EU’s environment commissioner, Virginijus Sinkevicius, agreed that "It is naive to think that just recycling is going to help. We need to start first of all with prevention measures."

The EU Directive requires that by 2025 all beverage bottles made of PET plastic must contain at least 25% recycled content and bans a wide variety of single-use products. Eventually this will have a wider impact, outside the EU. The need to deal with plastic pollution is a key part of the argument for transitioning to a circular economy.

BNEF’s Advanced Circular Economy Scenario, which assumes “an acceleration of recycling, lower consumption of single-use plastics and increased use of bio-based feedstocks”, shows that the growth in oil demand can be very much slowed. It finds that through implementation of such measures as much as 7.7mn b/d of oil demand could be avoided by 2050.

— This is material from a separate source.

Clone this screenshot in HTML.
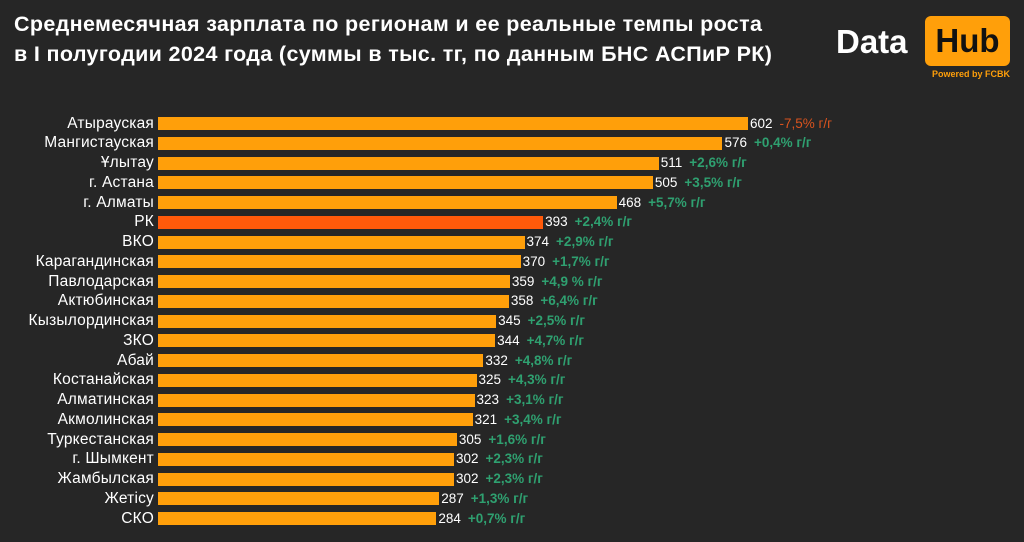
<!DOCTYPE html>
<html><head><meta charset="utf-8"><style>
body{margin:0;width:1024px;height:542px;background:#262626;overflow:hidden;font-family:"Liberation Sans",sans-serif;position:relative}
.t{position:absolute;left:14px;top:9px;color:#fff;font-weight:bold;font-size:21.5px;line-height:30px;letter-spacing:0.35px}
.lbl{position:absolute;right:870px;color:#fff;font-size:15.5px;white-space:nowrap;line-height:16px;letter-spacing:0.2px}
.bar{position:absolute;left:158px;height:13px;background:#ff9f0a}
.v{position:absolute;color:#fff;font-size:13.5px;line-height:16px;white-space:nowrap}
.v b{font-weight:bold;margin-left:7px;color:#2fa070}
</style></head><body>
<div class="t">Среднемесячная зарплата по регионам и ее реальные темпы роста<br>в I полугодии 2024 года (суммы в тыс. тг, по данным БНС АСПиР РК)</div>
<div style="position:absolute;left:836px;top:22px;color:#fff;font-weight:bold;font-size:33px;line-height:40px">Data</div>
<div style="position:absolute;left:925px;top:16px;width:85px;height:50px;background:#ff9f0a;border-radius:6px;color:#111;font-weight:bold;font-size:33px;line-height:50px;text-align:center">Hub</div>
<div style="position:absolute;left:925px;top:69px;width:85px;text-align:right;color:#ff9f0a;font-weight:bold;font-size:9px">Powered by FCBK</div>
<div id="c"></div>
<script>
var d=[["Атырауская",602,"-7,5% г/г"],["Мангистауская",576,"+0,4% г/г"],["Ұлытау",511,"+2,6% г/г"],["г. Астана",505,"+3,5% г/г"],["г. Алматы",468,"+5,7% г/г"],["РК",393,"+2,4% г/г"],["ВКО",374,"+2,9% г/г"],["Карагандинская",370,"+1,7% г/г"],["Павлодарская",359,"+4,9 % г/г"],["Актюбинская",358,"+6,4% г/г"],["Кызылординская",345,"+2,5% г/г"],["ЗКО",344,"+4,7% г/г"],["Абай",332,"+4,8% г/г"],["Костанайская",325,"+4,3% г/г"],["Алматинская",323,"+3,1% г/г"],["Акмолинская",321,"+3,4% г/г"],["Туркестанская",305,"+1,6% г/г"],["г. Шымкент",302,"+2,3% г/г"],["Жамбылская",302,"+2,3% г/г"],["Жетісу",287,"+1,3% г/г"],["СКО",284,"+0,7% г/г"]];
var h="";d.forEach(function(r,i){var y=123.5+i*19.75,w=r[1]*0.98;
h+='<div class="lbl" style="top:'+(y-8)+'px">'+r[0]+'</div>';
h+='<div class="bar" style="top:'+(y-6.5)+'px;width:'+w+'px;'+(i==5?'background:#ff5a0a':'')+'"></div>';
h+='<div class="v" style="top:'+(y-8)+'px;left:'+(160+w)+'px">'+r[1]+'<b'+(i==0?' style="color:#d9531e;font-weight:normal"':'')+'>'+r[2]+'</b></div>';});
document.getElementById("c").innerHTML=h;
</script>
</body></html>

However, Chatham House points out that “a future entirely without plastic is neither realistic nor desirable. Petrochemicals are good at what they do in terms of lightweight flexibility, durability, versatility. But the world should aim for a future of drastically reduced plastic consumption and elimination of plastic pollution.” Ultimately, the world should aim for a future without plastic waste and pollution.

In February 2022, the UN Environment Assembly agreed to create a legally binding treaty to stop the global plastic pollution crisis, covering both the production of plastics as well as recycling. It is hoped that the treaty may also help drive global coordination as well as innovation for a safe and circular plastics economy and investment in reusable and recycled plastics as opposed to new plastics.